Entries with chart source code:

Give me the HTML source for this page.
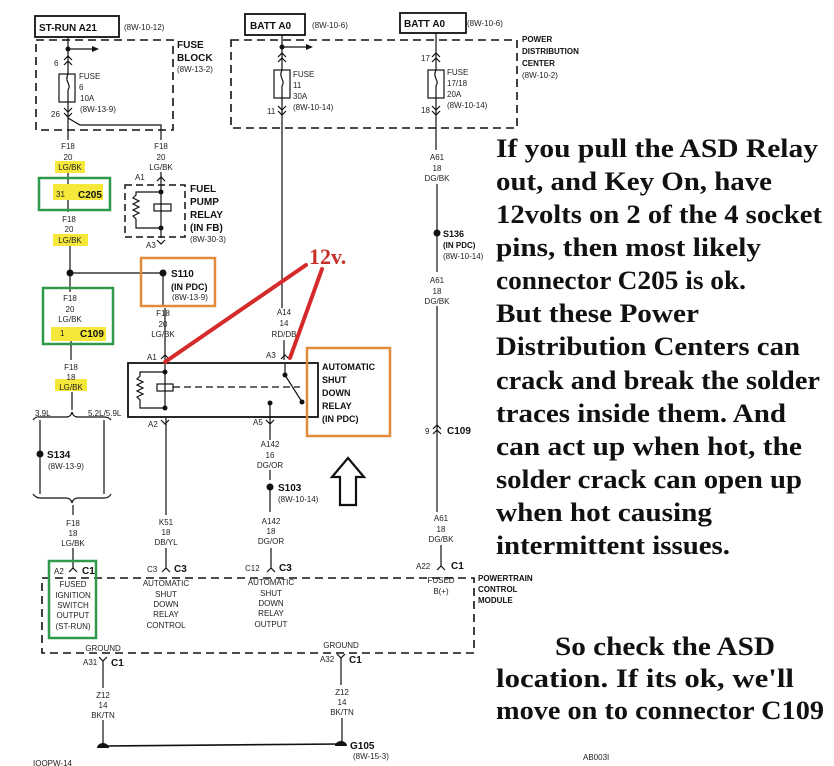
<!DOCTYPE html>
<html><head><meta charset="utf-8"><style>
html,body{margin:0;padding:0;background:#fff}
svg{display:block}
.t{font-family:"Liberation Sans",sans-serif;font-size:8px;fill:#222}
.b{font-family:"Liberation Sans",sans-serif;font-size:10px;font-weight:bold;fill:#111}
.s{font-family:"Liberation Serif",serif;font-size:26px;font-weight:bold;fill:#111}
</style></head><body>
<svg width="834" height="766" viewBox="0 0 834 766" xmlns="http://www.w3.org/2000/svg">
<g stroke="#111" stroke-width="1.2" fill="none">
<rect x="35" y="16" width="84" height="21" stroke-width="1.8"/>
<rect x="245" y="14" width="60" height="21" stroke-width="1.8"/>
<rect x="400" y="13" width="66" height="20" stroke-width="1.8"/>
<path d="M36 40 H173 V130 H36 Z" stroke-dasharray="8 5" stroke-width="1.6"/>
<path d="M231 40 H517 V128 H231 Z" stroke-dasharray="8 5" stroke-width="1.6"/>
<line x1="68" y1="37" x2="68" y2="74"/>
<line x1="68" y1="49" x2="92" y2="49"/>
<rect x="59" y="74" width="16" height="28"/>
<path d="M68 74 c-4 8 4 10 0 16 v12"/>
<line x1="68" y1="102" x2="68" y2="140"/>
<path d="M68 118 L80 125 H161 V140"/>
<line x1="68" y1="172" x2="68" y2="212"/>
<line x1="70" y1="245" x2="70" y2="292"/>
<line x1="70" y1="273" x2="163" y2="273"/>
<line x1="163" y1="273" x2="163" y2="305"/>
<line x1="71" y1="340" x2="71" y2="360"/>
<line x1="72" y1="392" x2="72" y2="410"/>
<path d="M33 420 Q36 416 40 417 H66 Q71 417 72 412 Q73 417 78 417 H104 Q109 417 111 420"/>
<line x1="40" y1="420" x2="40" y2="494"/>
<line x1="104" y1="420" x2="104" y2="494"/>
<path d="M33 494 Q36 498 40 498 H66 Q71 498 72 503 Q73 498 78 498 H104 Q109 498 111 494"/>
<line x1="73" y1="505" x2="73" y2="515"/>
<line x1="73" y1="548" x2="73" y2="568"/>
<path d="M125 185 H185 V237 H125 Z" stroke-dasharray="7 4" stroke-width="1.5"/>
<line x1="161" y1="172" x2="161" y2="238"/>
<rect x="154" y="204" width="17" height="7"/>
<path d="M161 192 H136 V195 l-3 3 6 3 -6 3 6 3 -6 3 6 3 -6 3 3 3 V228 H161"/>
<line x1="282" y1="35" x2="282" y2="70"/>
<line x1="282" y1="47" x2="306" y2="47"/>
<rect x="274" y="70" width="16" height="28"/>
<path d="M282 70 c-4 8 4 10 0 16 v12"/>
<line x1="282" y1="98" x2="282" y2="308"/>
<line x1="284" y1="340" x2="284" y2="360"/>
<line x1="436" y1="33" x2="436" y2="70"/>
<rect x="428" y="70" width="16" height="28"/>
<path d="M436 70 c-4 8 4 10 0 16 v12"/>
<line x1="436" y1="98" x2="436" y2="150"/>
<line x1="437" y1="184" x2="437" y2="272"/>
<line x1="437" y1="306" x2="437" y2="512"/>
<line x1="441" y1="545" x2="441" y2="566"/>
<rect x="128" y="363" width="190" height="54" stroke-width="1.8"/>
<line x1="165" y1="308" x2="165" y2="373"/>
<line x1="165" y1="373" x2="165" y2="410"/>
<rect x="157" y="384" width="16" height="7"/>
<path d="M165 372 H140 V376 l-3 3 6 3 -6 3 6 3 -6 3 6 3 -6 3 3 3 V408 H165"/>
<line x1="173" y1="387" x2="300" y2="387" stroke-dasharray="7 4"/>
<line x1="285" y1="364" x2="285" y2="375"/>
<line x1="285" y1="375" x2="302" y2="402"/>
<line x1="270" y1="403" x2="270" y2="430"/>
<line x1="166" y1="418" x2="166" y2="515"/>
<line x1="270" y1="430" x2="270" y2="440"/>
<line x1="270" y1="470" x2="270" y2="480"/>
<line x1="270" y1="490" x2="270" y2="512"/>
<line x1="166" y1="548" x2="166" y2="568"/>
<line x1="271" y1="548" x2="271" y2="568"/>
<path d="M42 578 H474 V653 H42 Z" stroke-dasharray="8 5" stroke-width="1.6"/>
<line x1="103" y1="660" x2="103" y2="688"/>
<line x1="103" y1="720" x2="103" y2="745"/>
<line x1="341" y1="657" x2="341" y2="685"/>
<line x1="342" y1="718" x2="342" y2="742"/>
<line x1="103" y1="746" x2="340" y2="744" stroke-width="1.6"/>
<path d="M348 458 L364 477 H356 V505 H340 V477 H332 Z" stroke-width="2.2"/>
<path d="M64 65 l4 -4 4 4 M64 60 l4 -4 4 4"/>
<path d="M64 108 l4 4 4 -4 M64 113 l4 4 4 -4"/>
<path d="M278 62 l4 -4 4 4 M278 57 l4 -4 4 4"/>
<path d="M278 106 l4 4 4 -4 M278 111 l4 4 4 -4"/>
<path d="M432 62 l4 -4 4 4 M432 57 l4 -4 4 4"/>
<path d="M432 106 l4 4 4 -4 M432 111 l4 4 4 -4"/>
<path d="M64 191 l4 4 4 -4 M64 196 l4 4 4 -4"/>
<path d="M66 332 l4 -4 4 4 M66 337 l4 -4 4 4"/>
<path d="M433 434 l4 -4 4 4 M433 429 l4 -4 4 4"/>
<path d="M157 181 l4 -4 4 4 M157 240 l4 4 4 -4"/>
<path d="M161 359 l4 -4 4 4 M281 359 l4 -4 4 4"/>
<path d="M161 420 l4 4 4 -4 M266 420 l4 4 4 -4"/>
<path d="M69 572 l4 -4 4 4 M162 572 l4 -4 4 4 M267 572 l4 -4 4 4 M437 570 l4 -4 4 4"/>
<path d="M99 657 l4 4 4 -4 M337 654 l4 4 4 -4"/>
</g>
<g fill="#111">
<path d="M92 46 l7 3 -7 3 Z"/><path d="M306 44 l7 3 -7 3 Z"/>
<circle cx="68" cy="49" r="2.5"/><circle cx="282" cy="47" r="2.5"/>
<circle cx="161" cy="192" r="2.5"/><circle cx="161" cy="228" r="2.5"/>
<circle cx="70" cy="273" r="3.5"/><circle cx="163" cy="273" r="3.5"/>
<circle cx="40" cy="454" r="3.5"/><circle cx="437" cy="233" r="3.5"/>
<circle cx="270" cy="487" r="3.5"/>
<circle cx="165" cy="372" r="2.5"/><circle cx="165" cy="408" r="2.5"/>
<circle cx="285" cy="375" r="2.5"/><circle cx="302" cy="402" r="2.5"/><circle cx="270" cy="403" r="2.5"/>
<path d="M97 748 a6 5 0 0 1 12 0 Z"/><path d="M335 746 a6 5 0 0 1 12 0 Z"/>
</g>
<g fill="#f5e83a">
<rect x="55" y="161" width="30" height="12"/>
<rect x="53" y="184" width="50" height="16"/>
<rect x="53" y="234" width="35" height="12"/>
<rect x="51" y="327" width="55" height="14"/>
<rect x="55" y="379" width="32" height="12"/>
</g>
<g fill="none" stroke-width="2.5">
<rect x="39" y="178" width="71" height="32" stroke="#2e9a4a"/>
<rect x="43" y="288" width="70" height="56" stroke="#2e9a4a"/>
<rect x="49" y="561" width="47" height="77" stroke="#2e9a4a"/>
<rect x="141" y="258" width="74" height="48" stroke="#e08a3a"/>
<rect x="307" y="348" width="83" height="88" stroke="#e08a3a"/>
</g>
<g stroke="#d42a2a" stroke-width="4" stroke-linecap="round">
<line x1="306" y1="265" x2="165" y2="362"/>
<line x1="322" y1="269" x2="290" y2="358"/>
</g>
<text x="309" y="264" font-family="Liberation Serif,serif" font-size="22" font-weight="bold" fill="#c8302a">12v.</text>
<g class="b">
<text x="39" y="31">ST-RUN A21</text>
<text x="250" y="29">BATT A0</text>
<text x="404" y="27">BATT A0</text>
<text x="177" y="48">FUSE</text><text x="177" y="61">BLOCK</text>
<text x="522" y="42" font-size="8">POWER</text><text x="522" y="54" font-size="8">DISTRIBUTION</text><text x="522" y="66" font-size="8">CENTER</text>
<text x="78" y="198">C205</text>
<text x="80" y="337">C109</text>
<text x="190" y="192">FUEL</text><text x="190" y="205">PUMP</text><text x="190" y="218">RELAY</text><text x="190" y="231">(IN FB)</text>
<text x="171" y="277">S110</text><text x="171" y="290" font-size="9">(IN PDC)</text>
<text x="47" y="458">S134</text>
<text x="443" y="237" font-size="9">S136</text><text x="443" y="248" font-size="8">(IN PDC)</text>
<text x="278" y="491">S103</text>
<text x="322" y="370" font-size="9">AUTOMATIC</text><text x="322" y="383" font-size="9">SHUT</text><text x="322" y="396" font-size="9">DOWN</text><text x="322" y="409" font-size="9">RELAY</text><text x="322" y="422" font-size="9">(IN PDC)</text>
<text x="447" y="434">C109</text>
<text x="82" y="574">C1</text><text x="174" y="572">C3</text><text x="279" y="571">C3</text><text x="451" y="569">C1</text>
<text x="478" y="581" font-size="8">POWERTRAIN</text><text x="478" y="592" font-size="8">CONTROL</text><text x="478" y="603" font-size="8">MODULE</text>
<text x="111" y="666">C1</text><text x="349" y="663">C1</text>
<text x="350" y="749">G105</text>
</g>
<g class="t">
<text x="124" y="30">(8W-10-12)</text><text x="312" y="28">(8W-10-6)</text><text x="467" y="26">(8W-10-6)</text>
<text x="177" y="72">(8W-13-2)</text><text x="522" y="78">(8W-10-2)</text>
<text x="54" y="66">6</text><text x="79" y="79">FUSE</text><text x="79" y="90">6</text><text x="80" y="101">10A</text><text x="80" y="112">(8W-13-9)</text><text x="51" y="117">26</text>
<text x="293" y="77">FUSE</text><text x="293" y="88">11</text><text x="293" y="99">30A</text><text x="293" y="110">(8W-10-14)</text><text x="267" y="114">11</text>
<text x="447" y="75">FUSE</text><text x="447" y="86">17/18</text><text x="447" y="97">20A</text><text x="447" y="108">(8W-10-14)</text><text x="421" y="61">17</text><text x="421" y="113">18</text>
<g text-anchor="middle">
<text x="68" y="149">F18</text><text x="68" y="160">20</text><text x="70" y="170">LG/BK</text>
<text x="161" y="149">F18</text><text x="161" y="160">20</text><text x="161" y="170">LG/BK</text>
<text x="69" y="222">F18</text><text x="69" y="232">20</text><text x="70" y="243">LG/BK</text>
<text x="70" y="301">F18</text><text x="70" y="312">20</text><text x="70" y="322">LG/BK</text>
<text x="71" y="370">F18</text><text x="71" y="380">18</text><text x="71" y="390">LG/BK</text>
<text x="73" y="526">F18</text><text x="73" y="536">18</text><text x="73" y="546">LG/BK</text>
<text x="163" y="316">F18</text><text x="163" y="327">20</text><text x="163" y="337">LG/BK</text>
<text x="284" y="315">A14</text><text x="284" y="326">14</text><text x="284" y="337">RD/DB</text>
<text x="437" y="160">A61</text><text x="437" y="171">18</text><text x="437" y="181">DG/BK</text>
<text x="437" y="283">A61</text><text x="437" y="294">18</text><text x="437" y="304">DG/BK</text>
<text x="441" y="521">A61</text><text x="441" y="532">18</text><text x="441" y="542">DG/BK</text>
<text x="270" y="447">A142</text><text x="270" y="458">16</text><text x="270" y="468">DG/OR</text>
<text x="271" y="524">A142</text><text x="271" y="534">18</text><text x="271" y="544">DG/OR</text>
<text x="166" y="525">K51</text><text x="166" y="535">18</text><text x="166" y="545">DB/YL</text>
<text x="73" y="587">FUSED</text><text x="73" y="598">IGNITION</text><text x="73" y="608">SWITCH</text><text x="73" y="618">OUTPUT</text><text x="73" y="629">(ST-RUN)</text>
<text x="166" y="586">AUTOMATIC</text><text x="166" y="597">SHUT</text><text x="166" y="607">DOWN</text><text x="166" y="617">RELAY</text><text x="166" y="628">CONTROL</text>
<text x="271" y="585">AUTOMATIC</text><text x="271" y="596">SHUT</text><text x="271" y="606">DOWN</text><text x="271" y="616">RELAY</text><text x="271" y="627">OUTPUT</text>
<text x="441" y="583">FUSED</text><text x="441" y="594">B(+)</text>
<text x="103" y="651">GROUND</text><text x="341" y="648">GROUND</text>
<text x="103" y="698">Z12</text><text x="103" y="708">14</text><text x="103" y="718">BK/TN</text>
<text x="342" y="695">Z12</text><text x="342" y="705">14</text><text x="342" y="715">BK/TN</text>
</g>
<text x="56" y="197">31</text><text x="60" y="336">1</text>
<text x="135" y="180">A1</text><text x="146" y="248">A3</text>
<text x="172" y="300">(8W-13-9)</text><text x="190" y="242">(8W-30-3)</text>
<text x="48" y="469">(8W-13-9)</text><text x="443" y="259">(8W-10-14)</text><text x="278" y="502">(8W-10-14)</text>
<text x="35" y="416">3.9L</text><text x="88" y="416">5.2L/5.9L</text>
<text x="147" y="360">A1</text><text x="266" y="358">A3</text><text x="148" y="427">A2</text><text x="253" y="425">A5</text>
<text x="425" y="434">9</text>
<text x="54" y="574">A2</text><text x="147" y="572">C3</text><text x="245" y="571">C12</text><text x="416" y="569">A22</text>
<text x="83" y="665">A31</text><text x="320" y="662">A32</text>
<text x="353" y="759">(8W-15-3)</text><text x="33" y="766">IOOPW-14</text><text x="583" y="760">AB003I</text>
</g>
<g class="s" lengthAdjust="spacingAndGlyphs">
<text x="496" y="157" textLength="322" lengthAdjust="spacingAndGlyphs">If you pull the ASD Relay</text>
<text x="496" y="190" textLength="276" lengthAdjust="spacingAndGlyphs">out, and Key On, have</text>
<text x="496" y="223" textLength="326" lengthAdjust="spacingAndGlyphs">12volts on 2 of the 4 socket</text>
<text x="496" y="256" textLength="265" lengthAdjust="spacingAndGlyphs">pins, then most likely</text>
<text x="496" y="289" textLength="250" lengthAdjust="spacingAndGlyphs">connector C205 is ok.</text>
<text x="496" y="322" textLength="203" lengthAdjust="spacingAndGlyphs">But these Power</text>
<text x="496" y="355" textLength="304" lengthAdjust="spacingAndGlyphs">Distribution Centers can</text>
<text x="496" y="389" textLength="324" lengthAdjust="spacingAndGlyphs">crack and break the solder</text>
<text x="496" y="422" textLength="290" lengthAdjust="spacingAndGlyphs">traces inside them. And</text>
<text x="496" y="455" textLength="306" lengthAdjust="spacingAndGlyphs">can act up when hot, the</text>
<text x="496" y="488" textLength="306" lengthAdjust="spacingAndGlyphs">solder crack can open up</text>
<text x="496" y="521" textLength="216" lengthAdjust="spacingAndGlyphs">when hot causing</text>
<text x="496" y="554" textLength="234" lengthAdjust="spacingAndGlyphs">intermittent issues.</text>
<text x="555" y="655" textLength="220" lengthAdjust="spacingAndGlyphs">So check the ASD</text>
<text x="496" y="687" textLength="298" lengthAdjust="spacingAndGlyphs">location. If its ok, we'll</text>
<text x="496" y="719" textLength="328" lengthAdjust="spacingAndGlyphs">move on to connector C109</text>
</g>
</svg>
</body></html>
...
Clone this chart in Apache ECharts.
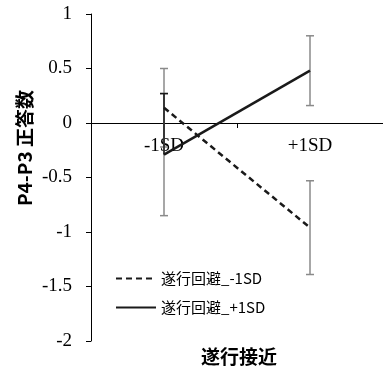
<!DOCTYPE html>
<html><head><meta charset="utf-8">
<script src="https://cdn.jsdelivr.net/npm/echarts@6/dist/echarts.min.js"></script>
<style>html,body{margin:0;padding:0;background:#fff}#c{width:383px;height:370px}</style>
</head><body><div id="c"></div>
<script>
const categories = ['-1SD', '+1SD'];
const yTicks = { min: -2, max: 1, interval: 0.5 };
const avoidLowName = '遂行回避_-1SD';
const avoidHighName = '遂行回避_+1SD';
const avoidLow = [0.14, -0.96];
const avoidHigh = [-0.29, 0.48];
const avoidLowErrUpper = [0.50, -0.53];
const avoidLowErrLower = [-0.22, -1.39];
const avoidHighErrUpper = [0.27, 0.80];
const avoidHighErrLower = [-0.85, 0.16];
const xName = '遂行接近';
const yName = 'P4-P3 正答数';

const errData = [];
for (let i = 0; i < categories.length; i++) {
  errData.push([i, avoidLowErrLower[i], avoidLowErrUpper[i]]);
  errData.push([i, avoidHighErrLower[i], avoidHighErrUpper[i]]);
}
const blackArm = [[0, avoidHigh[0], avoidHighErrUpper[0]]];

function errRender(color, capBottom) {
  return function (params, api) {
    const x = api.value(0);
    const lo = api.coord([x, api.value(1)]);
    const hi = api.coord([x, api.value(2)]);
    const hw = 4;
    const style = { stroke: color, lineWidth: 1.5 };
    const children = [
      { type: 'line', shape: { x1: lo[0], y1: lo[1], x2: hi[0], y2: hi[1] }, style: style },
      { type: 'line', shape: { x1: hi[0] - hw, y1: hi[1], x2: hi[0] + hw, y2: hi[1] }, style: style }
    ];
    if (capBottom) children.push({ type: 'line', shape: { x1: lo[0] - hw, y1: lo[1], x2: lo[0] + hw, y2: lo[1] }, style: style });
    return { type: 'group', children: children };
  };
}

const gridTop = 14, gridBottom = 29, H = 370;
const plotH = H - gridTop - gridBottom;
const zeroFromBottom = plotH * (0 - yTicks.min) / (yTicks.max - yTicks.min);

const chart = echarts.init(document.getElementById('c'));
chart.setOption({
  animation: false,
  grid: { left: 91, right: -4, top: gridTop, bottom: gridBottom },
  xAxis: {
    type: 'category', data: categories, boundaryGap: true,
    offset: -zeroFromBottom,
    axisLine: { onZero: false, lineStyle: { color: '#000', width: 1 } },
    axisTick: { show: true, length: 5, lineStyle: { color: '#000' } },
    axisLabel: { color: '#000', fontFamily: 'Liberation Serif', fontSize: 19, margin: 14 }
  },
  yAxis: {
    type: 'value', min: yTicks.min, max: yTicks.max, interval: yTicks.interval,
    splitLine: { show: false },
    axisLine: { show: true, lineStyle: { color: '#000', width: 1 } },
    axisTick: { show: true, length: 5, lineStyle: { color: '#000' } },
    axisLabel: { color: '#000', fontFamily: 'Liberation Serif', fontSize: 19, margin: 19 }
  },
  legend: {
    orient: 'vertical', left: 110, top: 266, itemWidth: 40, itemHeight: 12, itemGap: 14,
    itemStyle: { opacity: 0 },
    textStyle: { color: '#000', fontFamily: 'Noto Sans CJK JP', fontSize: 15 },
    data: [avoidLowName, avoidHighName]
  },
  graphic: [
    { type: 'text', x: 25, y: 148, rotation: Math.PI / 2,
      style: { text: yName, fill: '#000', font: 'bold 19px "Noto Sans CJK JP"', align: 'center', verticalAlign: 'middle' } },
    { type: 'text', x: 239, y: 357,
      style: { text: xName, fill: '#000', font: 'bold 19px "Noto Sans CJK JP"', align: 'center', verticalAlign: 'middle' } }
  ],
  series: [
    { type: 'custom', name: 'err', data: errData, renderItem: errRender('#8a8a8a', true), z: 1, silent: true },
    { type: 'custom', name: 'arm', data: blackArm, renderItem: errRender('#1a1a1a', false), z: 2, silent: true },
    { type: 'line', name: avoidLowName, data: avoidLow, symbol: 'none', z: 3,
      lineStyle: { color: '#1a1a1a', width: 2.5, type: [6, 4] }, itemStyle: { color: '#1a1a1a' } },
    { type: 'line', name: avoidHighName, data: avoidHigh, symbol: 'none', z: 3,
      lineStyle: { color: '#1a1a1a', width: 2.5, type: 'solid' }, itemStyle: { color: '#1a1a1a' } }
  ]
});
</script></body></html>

- **Directive**
Copy the listing above exactly, but only from the line with "Clone this chart in Apache ECharts." through the line with "const yName = 'P4-P3 正答数';", including those two lines and excluding any picture.

- **Exercise response**
Clone this chart in Apache ECharts.
<!DOCTYPE html>
<html><head><meta charset="utf-8">
<script src="https://cdn.jsdelivr.net/npm/echarts@6/dist/echarts.min.js"></script>
<style>html,body{margin:0;padding:0;background:#fff}#c{width:383px;height:370px}</style>
</head><body><div id="c"></div>
<script>
const categories = ['-1SD', '+1SD'];
const yTicks = { min: -2, max: 1, interval: 0.5 };
const avoidLowName = '遂行回避_-1SD';
const avoidHighName = '遂行回避_+1SD';
const avoidLow = [0.14, -0.96];
const avoidHigh = [-0.29, 0.48];
const avoidLowErrUpper = [0.50, -0.53];
const avoidLowErrLower = [-0.22, -1.39];
const avoidHighErrUpper = [0.27, 0.80];
const avoidHighErrLower = [-0.85, 0.16];
const xName = '遂行接近';
const yName = 'P4-P3 正答数';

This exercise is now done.